4. “Gooey” — Glass Animals (Rediscovered Through Streaming)
Technically, Gooey came out years earlier. But its second life during the streaming era says something important about how listening habits changed between 2020 and 2025.
Songs no longer need traditional “eras” to matter.
Streaming platforms, algorithm culture, mood playlists — all of it reshaped how older tracks circulate. “Gooey” became less tied to release dates and more attached to atmosphere. People discovered it like it had always existed somewhere in the background waiting for them.
That changed how artists think about longevity too.
Music today doesn’t disappear the way it used to. Tracks drift in and out of relevance constantly depending on mood, platform, context, even season.
The timeline became fluid.
5. “Rich Flex” — Drake & 21 Savage
For years, rap kept escalating outward — louder production, bigger performances, more obvious intensity. “Rich Flex” pulled things inward again.
The beat feels sparse. Half-empty at times. Conversations drift in and out. The energy is intentionally uneven, almost lazy in places. And yet that looseness became part of the appeal.

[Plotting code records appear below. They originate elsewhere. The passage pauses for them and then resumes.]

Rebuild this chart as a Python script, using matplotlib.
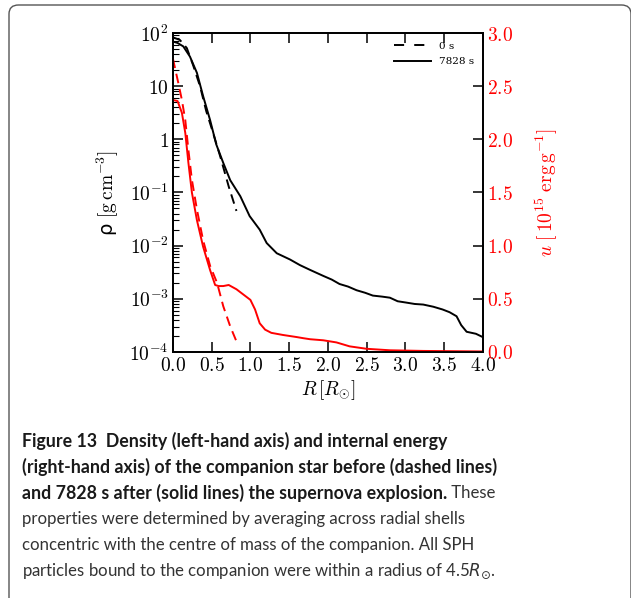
import matplotlib
matplotlib.use("Agg")
import matplotlib.pyplot as plt
from matplotlib.patches import FancyBboxPatch
from matplotlib.lines import Line2D
from matplotlib.ticker import FixedLocator, FixedFormatter, LogLocator, NullFormatter

# density after 7828 s (solid black)
r_rho_after = [0.0, 0.06, 0.134, 0.22, 0.31, 0.39, 0.48, 0.56, 0.65, 0.74, 0.87, 0.99, 1.12,
               1.21, 1.34, 1.51, 1.64, 1.77, 1.94, 2.05, 2.15, 2.26, 2.37, 2.48, 2.58, 2.70,
               2.80, 2.90, 3.01, 3.12, 3.23, 3.36, 3.48, 3.57, 3.66, 3.72, 3.79, 3.91, 4.0]
rho_after = [69, 65, 56, 36, 17.8, 6.5, 2.3, 0.8, 0.36, 0.17, 0.085, 0.036, 0.020,
             0.0112, 0.0072, 0.0055, 0.0043, 0.0035, 0.0027, 0.0023, 0.0019, 0.0017, 0.00145,
             0.0013, 0.00115, 0.0011, 0.00105, 0.0009, 0.00085, 0.0008, 0.00078, 0.00071,
             0.00063, 0.00056, 0.00047, 0.00032, 0.00024, 0.00022, 0.00019]

# density at 0 s (dashed black)
r_rho_before = [0.0, 0.09, 0.18, 0.26, 0.35, 0.43, 0.52, 0.61, 0.72, 0.82]
rho_before = [83, 74, 52, 25, 10, 3.4, 1.3, 0.48, 0.13, 0.045]

# internal energy after 7828 s (solid red)
r_u_after = [0.0, 0.06, 0.116, 0.16, 0.2, 0.245, 0.31, 0.39, 0.48, 0.545, 0.59, 0.65, 0.72,
             0.82, 0.91, 1.0, 1.06, 1.12, 1.19, 1.27, 1.42, 1.60, 1.68, 1.77, 1.94, 2.11,
             2.28, 2.5, 2.8, 3.23, 4.0]
u_after = [2.37, 2.36, 2.25, 2.06, 1.78, 1.50, 1.24, 0.99, 0.77, 0.63, 0.62, 0.62, 0.63,
           0.59, 0.54, 0.49, 0.40, 0.27, 0.21, 0.18, 0.16, 0.14, 0.13, 0.12, 0.11, 0.09,
           0.053, 0.03, 0.016, 0.01, 0.005]

# internal energy at 0 s (dashed red)
r_u_before = [0.0, 0.07, 0.116, 0.16, 0.2, 0.245, 0.31, 0.39, 0.48, 0.57, 0.65, 0.74, 0.82]
u_before = [2.76, 2.53, 2.37, 2.18, 1.90, 1.62, 1.34, 1.05, 0.81, 0.65, 0.43, 0.24, 0.10]

rho_ticks = [1e-4, 1e-3, 1e-2, 1e-1, 1, 10, 100]
rho_labels = ["$10^{-4}$", "$10^{-3}$", "$10^{-2}$", "$10^{-1}$", "$1$", "$10$", "$10^{2}$"]
r_ticks = [0.0, 0.5, 1.0, 1.5, 2.0, 2.5, 3.0, 3.5, 4.0]
u_ticks = [0.0, 0.5, 1.0, 1.5, 2.0, 2.5, 3.0]
legend_labels = ["0 s", "7828 s"]

caption_bold = ["Figure 13  Density (left-hand axis) and internal energy",
                "(right-hand axis) of the companion star before (dashed lines)",
                "and 7828 s after (solid lines) the supernova explosion."]
caption_tail = " These"
caption_plain = ["properties were determined by averaging across radial shells",
                 "concentric with the centre of mass of the companion. All SPH",
                 "particles bound to the companion were within a radius of 4.5$R_{\\odot}$."]

plt.rcParams["mathtext.fontset"] = "cm"

fig = plt.figure(figsize=(6.31, 5.98), dpi=100)
ax = fig.add_axes([0.274, 0.4114, 0.4913, 0.5334])
ax2 = ax.twinx()

ax.plot(r_rho_before, rho_before, color="k", lw=1.4, ls=(0, (5, 3)))
ax.plot(r_rho_after, rho_after, color="k", lw=1.4)
ax2.plot(r_u_before, u_before, color="red", lw=1.4, ls=(0, (5, 3)))
ax2.plot(r_u_after, u_after, color="red", lw=1.4)

ax.set_yscale("log")
ax.set_ylim(1e-4, 100)
ax.set_xlim(0, 4)
ax2.set_ylim(0, 3)

ax.xaxis.set_major_locator(FixedLocator(r_ticks))
ax.xaxis.set_major_formatter(FixedFormatter(["$%.1f$" % t for t in r_ticks]))
ax.yaxis.set_major_locator(FixedLocator(rho_ticks))
ax.yaxis.set_major_formatter(FixedFormatter(rho_labels))
ax.yaxis.set_minor_locator(LogLocator(base=10, subs=range(2, 10), numticks=20))
ax.yaxis.set_minor_formatter(NullFormatter())
ax2.yaxis.set_major_locator(FixedLocator(u_ticks))
ax2.yaxis.set_major_formatter(FixedFormatter(["$%.1f$" % t for t in u_ticks]))

ax.tick_params(axis="both", which="major", direction="in", length=7, width=1.1,
               labelsize=14, top=True, pad=3)
ax.tick_params(axis="y", which="minor", direction="in", length=4, width=0.8)
ax2.tick_params(axis="y", which="major", direction="in", length=7, width=1.1,
                labelsize=14, labelcolor="red", pad=3)
for a in (ax, ax2):
    for s in a.spines.values():
        s.set_linewidth(1.3)

ax.set_xlabel("$R\\,[R_{\\odot}]$", fontsize=14, labelpad=2)
ax.set_ylabel("ρ $[\\mathrm{g\\,cm^{-3}}]$", fontsize=14, family="DejaVu Sans",
              math_fontfamily="cm", labelpad=6)
ax2.set_ylabel("$u\\ [\\,10^{15}\\ \\mathrm{erg\\,g^{-1}}]$", fontsize=14, color="red", labelpad=15)

handles = [Line2D([], [], color="k", lw=1.4, ls=(0, (5.2, 5.2))),
           Line2D([], [], color="k", lw=1.4)]
ax.legend(handles, legend_labels, loc="upper right", frameon=False, handlelength=3.6,
          borderaxespad=0.4, labelspacing=0.6,
          prop={"family": "DejaVu Serif", "size": 7.5})

# caption, sized so the lines span the same width as in the figure
cap_font = "Lato"
x0 = 22 / 631
line_y = [441, 467, 493, 519, 545, 571]
renderer = fig.canvas.get_renderer()


def fit_size(s, weight, target):
    t = fig.text(0, 0, s, fontsize=12, family=cap_font, weight=weight)
    w = t.get_window_extent(renderer=renderer).width
    t.remove()
    return 12 * target / w


bold_size = fit_size(caption_bold[1], "bold", 470)
plain_size = fit_size(caption_plain[0], "normal", 443)

for i, line in enumerate(caption_bold):
    t = fig.text(x0, 1 - line_y[i] / 598, line, fontsize=bold_size, family=cap_font,
                 weight="bold", color="#1a1a1a", va="center", ha="left")
bb = t.get_window_extent(renderer=renderer)
fig.text(bb.x1 / fig.bbox.width, 1 - line_y[2] / 598, caption_tail, fontsize=plain_size,
         family=cap_font, color="#333333", va="center", ha="left")
for j, line in enumerate(caption_plain):
    fig.text(x0, 1 - line_y[3 + j] / 598, line, fontsize=plain_size, family=cap_font,
             color="#333333", va="center", ha="left", math_fontfamily="dejavusans")

# rounded frame
frame = FancyBboxPatch((9 / 631, -0.05), 622 / 631, 1 - 5 / 598 + 0.05,
                       boxstyle="round,pad=0,rounding_size=0.015", transform=fig.transFigure,
                       facecolor="none", edgecolor="#555555", lw=1.0, clip_on=False)
fig.patches.append(frame)

fig.savefig("out.png", dpi=100)
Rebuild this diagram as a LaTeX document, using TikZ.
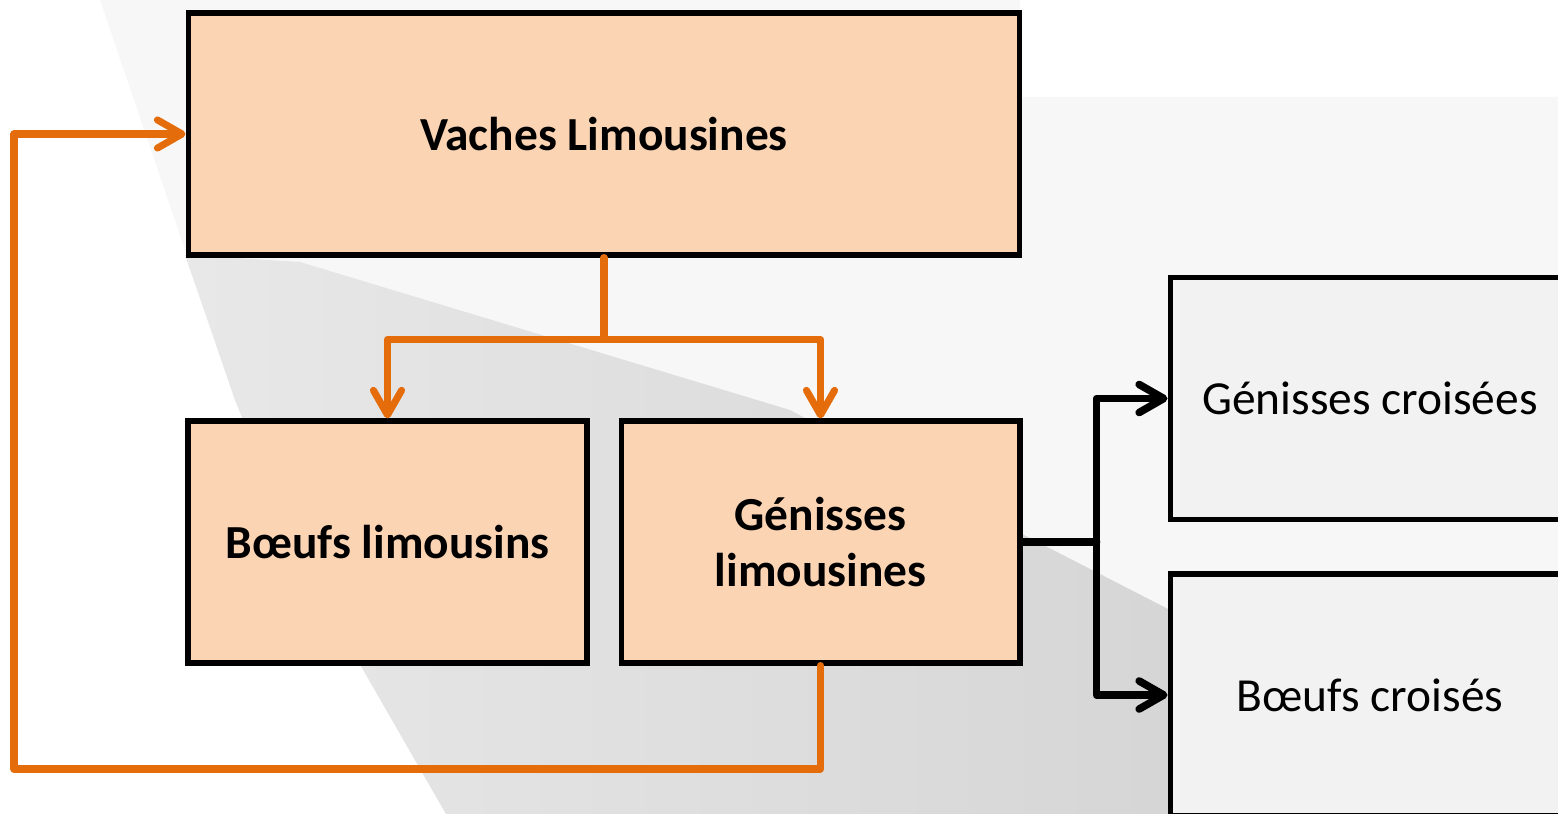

The track helped normalize a more fragmented style of mainstream hip-hop production where vibe matters more than structure. Songs no longer need to feel fully constructed in the traditional sense. They can feel unfinished, conversational, unstable.
More like moments than compositions.
That shift is everywhere now.
Music Feels Different Because Listening Feels Different
What ties these tracks together isn’t genre. It’s the way they reflect a broader change in attention, emotion, and listening culture itself.
Songs today move differently through people’s lives. They’re clipped, looped, rediscovered, memeified, emotionally decoded, attached to personal routines in ways that didn’t really exist twenty years ago.
The relationship between listener and song has become less linear.
And maybe that’s the biggest shift of all.
We don’t just listen to music anymore.
We live alongside it constantly.
Sometimes so constantly that we barely notice how much it’s changing us while it happens.